The World Organization against Torture, known by its French acronym OMCT, told AFP that around 1,000 people were arrested and detained in the capital N'Djamena during and after the October 20 protests.
Another 1,100 people had been detained in the Moussoro prison, around 300 kilometres from the capital, and in the high-security Koro Toro prison located in the middle of the desert, it said.
Two Chadian rights activists in Geneva this week to attend a review of their country's record by the United Nations Committee Against Torture voiced alarm at developments and called for the international community to do more to stop the violence.
During the curfews put in place in a number of cities, "they go to people's homes and arrest them," Mahamat Boukar Adoum, interim head of the Chadian Human Rights League (LTDH), told AFP.
"This is still going on. People are taken duing the night They are brought to Koro Toro, the 'Chadian Guantanamo'," he said, drawing comparison to the US-run Guantanamo Bay detention facility in Cuba.

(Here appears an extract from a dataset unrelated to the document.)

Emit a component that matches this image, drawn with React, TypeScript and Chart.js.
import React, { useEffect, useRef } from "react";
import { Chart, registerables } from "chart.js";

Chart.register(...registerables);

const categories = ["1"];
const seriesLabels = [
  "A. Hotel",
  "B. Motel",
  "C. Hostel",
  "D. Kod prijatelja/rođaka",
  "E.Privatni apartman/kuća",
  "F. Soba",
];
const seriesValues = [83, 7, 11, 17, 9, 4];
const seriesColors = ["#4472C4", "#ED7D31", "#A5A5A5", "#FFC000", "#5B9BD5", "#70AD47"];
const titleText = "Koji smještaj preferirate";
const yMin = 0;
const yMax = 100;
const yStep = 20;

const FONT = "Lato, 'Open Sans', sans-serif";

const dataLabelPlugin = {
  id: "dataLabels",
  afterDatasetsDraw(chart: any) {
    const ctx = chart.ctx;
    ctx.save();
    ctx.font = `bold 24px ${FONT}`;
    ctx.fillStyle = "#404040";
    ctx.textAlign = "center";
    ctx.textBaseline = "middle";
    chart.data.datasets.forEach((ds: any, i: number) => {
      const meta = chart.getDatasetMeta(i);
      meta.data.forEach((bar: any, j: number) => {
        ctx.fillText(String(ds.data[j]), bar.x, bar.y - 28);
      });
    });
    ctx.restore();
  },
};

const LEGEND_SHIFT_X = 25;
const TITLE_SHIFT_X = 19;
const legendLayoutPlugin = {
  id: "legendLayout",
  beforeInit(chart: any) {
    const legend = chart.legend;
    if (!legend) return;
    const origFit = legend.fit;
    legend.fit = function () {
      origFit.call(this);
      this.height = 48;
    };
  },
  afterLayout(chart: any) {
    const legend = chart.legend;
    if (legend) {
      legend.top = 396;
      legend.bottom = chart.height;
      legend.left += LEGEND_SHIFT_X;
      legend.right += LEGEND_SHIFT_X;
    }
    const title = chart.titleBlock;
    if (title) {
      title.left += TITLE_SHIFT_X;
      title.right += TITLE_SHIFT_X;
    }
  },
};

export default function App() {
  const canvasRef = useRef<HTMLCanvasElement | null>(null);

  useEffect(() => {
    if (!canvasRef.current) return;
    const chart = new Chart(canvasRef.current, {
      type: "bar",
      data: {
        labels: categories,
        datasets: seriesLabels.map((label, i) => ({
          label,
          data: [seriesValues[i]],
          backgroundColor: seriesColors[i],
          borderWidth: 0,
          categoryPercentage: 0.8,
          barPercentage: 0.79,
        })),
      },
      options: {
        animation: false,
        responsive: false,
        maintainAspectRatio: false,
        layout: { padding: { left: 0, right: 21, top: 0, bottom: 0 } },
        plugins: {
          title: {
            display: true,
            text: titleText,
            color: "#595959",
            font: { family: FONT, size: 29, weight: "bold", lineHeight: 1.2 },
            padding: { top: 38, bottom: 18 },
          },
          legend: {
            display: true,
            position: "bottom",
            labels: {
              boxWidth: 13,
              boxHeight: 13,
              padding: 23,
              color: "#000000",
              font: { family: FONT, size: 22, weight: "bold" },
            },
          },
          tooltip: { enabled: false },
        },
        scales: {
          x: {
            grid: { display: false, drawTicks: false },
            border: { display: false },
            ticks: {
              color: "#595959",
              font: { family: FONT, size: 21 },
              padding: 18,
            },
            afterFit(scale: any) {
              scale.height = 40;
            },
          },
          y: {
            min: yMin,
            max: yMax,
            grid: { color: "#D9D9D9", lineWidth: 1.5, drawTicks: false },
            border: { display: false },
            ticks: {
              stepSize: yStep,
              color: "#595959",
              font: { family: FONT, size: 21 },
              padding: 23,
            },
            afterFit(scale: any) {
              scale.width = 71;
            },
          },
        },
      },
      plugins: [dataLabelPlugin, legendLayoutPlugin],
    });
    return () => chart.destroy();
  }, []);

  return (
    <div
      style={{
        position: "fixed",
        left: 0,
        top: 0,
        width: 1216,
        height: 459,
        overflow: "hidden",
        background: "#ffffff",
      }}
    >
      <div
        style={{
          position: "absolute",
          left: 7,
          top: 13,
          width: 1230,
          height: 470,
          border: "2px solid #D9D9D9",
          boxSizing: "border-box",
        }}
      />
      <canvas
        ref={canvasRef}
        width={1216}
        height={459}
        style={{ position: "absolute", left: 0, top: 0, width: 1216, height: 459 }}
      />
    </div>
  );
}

"People have no contact with their family, their lawyers. There is no official list of the people detained," he said.
"It is total confusion."
Isidore Collins Ngueuleu Djeuga, who heads OMCTs African rights division, said that Chad's judicial authorities were due to go to Koro Toro this week to inform the detainees of the charges against them.

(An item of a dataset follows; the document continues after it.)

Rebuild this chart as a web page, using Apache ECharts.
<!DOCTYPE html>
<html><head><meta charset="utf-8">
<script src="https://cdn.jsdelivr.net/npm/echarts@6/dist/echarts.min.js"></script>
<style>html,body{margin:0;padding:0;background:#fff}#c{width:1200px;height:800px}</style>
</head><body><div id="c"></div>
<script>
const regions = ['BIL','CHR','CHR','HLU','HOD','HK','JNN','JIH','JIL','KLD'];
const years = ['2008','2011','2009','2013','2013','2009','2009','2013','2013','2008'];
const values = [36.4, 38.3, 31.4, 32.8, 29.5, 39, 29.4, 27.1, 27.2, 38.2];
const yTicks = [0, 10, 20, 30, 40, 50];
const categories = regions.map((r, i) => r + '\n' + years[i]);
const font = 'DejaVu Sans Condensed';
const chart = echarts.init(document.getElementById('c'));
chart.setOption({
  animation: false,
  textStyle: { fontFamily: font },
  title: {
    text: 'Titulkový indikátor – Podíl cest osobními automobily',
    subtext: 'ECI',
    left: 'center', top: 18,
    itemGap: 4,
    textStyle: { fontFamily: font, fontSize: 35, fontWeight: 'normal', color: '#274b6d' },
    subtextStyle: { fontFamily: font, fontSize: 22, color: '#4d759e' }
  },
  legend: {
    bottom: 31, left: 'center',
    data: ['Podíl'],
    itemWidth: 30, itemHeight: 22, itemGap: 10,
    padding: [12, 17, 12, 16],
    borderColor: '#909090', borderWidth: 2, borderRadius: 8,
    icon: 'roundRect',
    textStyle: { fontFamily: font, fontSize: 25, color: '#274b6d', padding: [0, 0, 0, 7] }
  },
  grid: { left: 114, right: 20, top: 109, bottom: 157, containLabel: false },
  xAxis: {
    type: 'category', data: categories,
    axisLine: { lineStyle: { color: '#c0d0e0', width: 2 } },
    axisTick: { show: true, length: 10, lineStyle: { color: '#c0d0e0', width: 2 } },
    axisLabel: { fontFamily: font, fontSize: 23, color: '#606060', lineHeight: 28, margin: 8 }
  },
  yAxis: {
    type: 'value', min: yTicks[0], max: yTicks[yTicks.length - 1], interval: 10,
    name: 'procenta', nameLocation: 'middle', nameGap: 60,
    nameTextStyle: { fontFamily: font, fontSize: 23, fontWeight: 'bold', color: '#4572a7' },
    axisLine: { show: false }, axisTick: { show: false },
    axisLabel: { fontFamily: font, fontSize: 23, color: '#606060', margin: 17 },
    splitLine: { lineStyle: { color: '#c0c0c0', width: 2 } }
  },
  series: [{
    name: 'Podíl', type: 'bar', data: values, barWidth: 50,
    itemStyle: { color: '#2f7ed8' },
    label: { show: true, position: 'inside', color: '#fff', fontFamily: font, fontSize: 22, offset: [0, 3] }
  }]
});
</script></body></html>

The Geneva-based NGO called for all of those detained to be released, or at the very least be granted a fair trial, and demanded security guarantees for their lawyers as they cross the desert to the prison.
The authorities say 50 people died, including a dozen members of the security forces, and accused the opposition of mounting an "insurrection."
OMCT said Monday that as many as 115 may have died, and has accused the security forces of summary executions and torture.
Agnes Ildjima Lokiam, head of the Chadian Association for the Promotion and Defense of Human Rights (ATPDH), told AFP the heads of opposition parties and organizations "have gone into hiding" because they fear for their lives.
"We are demanding an independent, impartial and international investigation."
Opposition groups called the protests to mark the date when the ruling military had initially promised to hand over power -- a timeline recently extended for another two years by General Mahamat Idriss Deby Itno.
The 38-year-old succeeded his father, Idriss Deby Itno, who ruled for 30 years before being killed during an operation against rebels in April 2021.